Back when Pixar was in its heyday, I watched a documentary about the company. It focused on the company’s wacky creatives and pulled back the curtain on some of the most groundbreaking animation in film. The company was intent that the team wouldn’t produce a film if they didn’t feel that they had a unique, compelling story to tell.
I have one question.
Where did that philosophy go?
Somewhere between Wall-E and Toy Story 4, I think it got lost along the way. Now, we get a series of blandly nice, keep-the-lights-on, creatively bereft, if not outright lazy, sequels – I’m talking your Finding Nemo and Cars 2‘s and 3’s.
Where has the magic gone?
I don’t know, but you won’t find much of it here.

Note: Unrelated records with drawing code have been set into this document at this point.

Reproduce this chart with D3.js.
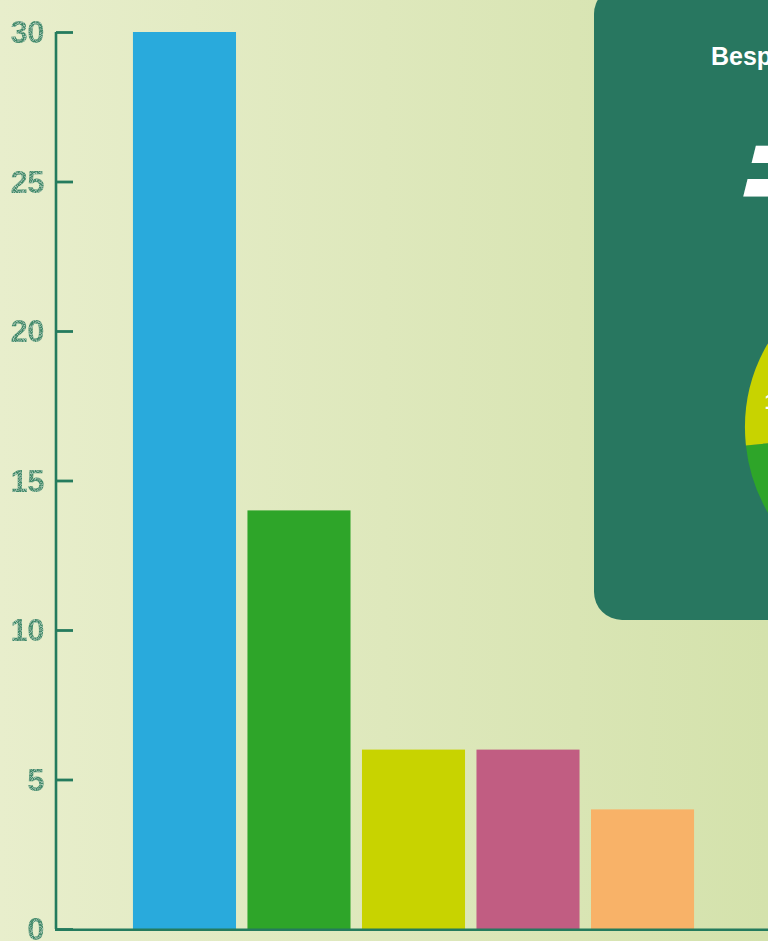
<!DOCTYPE html>
<html><head><meta charset="utf-8">
<script src="https://cdn.jsdelivr.net/npm/d3@7"></script>
<style>html,body{margin:0;padding:0;overflow:hidden;background:#e2e9c0}</style>
</head><body>
<script>
const categories = ["A","B","C","D","E"];
const values = [30, 14, 6, 6, 4];
const colors = ["#29aadc","#2ea529","#c8d300","#c15d82","#f8b268"];
const yTicks = [0,5,10,15,20,25,30];
const panelTitle = "Besparing per jaar";
const panelBig = "=";

const W = 768, H = 941;
const svg = d3.select("body").append("svg").attr("width", W).attr("height", H);
const defs = svg.append("defs");
const grad = defs.append("linearGradient").attr("id","bg").attr("x1","0").attr("x2","1").attr("y1","0").attr("y2","0");
grad.append("stop").attr("offset","0").attr("stop-color","#e8eecc");
grad.append("stop").attr("offset","1").attr("stop-color","#d4e2ac");
svg.append("rect").attr("width",W).attr("height",H).attr("fill","url(#bg)");

// speckle texture for tick labels
const f = defs.append("filter").attr("id","speckle").attr("x","-10%").attr("y","-10%").attr("width","120%").attr("height","120%");
f.append("feTurbulence").attr("type","fractalNoise").attr("baseFrequency","1.1").attr("numOctaves","1").attr("seed","3").attr("result","noise");
f.append("feColorMatrix").attr("in","noise").attr("type","matrix")
 .attr("values","0 0 0 0 0.60  0 0 0 0 0.80  0 0 0 0 0.68  0 0 0 2.2 -0.95").attr("result","spots");
f.append("feComposite").attr("in","spots").attr("in2","SourceGraphic").attr("operator","in").attr("result","clip");
f.append("feMerge").selectAll("feMergeNode").data(["SourceGraphic","clip"]).join("feMergeNode").attr("in",d=>d);

const x0 = 56, yBottom = 929, yTop = 32;
const x = d3.scaleBand().domain(categories).range([x0, 771]).paddingInner(0.1).paddingOuter(0.672);
const y = d3.scaleLinear().domain([0,30]).range([yBottom, yTop]);

svg.append("g").selectAll("rect").data(values).join("rect")
  .attr("x",(d,i)=>x(categories[i]))
  .attr("y",d=>y(d))
  .attr("width",x.bandwidth())
  .attr("height",d=>yBottom-y(d))
  .attr("fill",(d,i)=>colors[i]);

// y axis
const yAxis = d3.axisRight(y).tickValues(yTicks).tickSize(17).tickFormat("");
const gy = svg.append("g").attr("transform",`translate(${x0},0)`).call(yAxis);
gy.select(".domain").attr("stroke","#247b5d").attr("stroke-width",2.6).attr("d",`M0,${yTop}V${yBottom}`);
gy.selectAll(".tick line").attr("stroke","#247b5d").attr("stroke-width",2.8);
svg.append("g").selectAll("text").data(yTicks).join("text")
  .attr("x",44).attr("y",d=>y(d)).attr("dy","0.36em")
  .attr("text-anchor","end")
  .attr("font-family","Liberation Sans, Arial, sans-serif").attr("font-weight","bold").attr("font-size",31)
  .attr("fill","#3f8a69").attr("filter","url(#speckle)")
  .attr("letter-spacing","-0.5")
  .text(d=>d);

// x axis baseline
svg.append("line").attr("x1",x0-1).attr("x2",W).attr("y1",yBottom+0.8).attr("y2",yBottom+0.8)
  .attr("stroke","#247b5d").attr("stroke-width",2.6);

// panel
const panel = svg.append("g");
panel.append("rect").attr("x",594).attr("y",-14).attr("width",320).attr("height",634).attr("rx",28)
  .attr("fill","#287760");
panel.append("text").attr("x",711).attr("y",65)
  .attr("font-family","Liberation Sans, Arial, sans-serif").attr("font-weight","bold").attr("font-size",25)
  .attr("fill","#ffffff").text(panelTitle);
panel.append("text").attr("transform","translate(722,218) skewX(-14)")
  .attr("font-family","DejaVu Sans, sans-serif").attr("font-weight","bold").attr("font-size",150)
  .attr("fill","#ffffff").text(panelBig);

const cx = 913, cy = 428, r = 168;
const pie = d3.pie().sort(null)(values);
const arc = d3.arc().innerRadius(0).outerRadius(r);
const labelArc = d3.arc().innerRadius(r*0.77).outerRadius(r*0.77);
const total = d3.sum(values);
const pg = panel.append("g").attr("transform",`translate(${cx},${cy})`);
pg.selectAll("path").data(pie).join("path").attr("d",arc).attr("fill",(d,i)=>colors[i]);
pg.selectAll("text").data(pie).join("text")
  .attr("transform",d=>`translate(${labelArc.centroid(d)})`)
  .attr("text-anchor","middle").attr("dy","0.35em")
  .attr("font-family","Liberation Sans, Arial, sans-serif").attr("font-weight","bold").attr("font-size",22)
  .attr("fill","#ffffff")
  .text(d=>Math.round(d.data/total*100)+"%");
</script>
</body></html>
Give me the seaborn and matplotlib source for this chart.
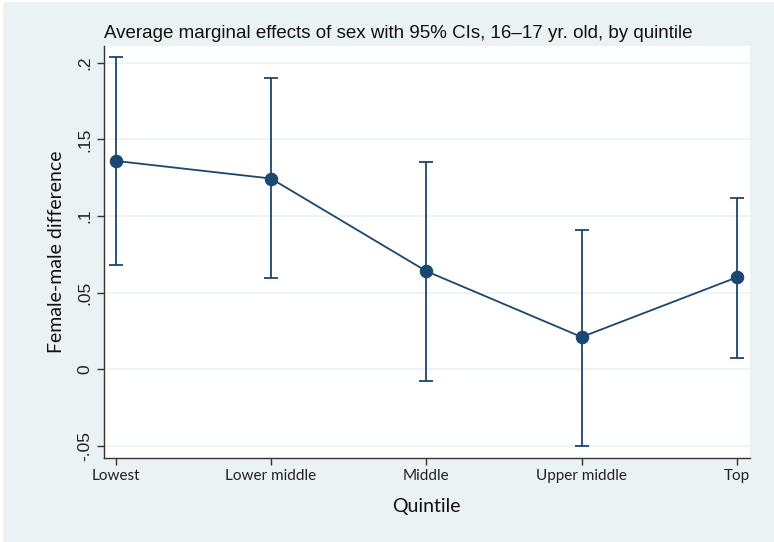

Part of the joy of Pixar (beyond its incredibly lifelike, lightyear propulsion of the art of animation) is its ability to tell emotional stories. The company was able to capture emotion and jerk tears. They captured the ‘it’ factor, and they recreated their success again and again.
It was incredible how one company could take your heart and twist it into bits with 2 minutes of an aging couple’s love story (Up) or make you feel achingly lonely for a trash-compacting robot. Both without saying a single word.
Toy Story 4 was a perfectly nice movie. I’m sure it will do well for the company. It’s fun to watch, perfect to merchandise. The orchestra does the most, and the stellar voice actors do the rest.
The storyline, however, does very little to add to the franchise. The stakes weren’t high enough. In the other movies, it was all about losing and finding families, new connections, about growing up and letting go. This movie fits less thematically with the rest.
Instead, it’s more of a road-trip movie with some comedic horror elements. We focus on Woody’s journey toward fulfillment, and the scary thought that it might not be with his current family.
With Bonnie increasingly leaving Woody on the shelf, he tries to find new ways to keep her happy. One of those ways is by keeping the dorkily hilarious Sporky (a spork with googley eyes and pipe cleaner arms) from running away from Bonnie and throwing himself in the trash.
When the family goes on a road trip and Sporky gets lost, Woody has to track him down and bring him home. Along the way, he runs into an antique shop filled with creepy ventriloquist dolls run by a megalomaniac talking doll with a broken voicebox. This horror-esque comedy definitely got the most laughs and jump scares from the audience. It was the high point of the movie.
Woody then reunites with Little Bo Peep, who has been living her best life as an independent toy traveling wherever she pleases. (I have thoughts about how the creators coded her, but I’ll leave it at there’s no way this chick is straight. Peep is a gay icon #pride)
Also there’s some fun carnival action scenes with the brilliant Key & Peele playing plush prizes.
Everything is enjoyable, but nothing really rips you into pieces and glues you back together with a cleansing cry. There’s nothing new here. There’s nothing innovative, and there’s nothing really emotional. It’s the perfectly pleasant movie that no one asked for.
4 is just a little too far, and Pixar has set the bar a little too high. If I didn’t have the context of the rest of the series, this would have been a pretty good movie. But I do have that context. And Toy Story 4 just falls flat in comparison.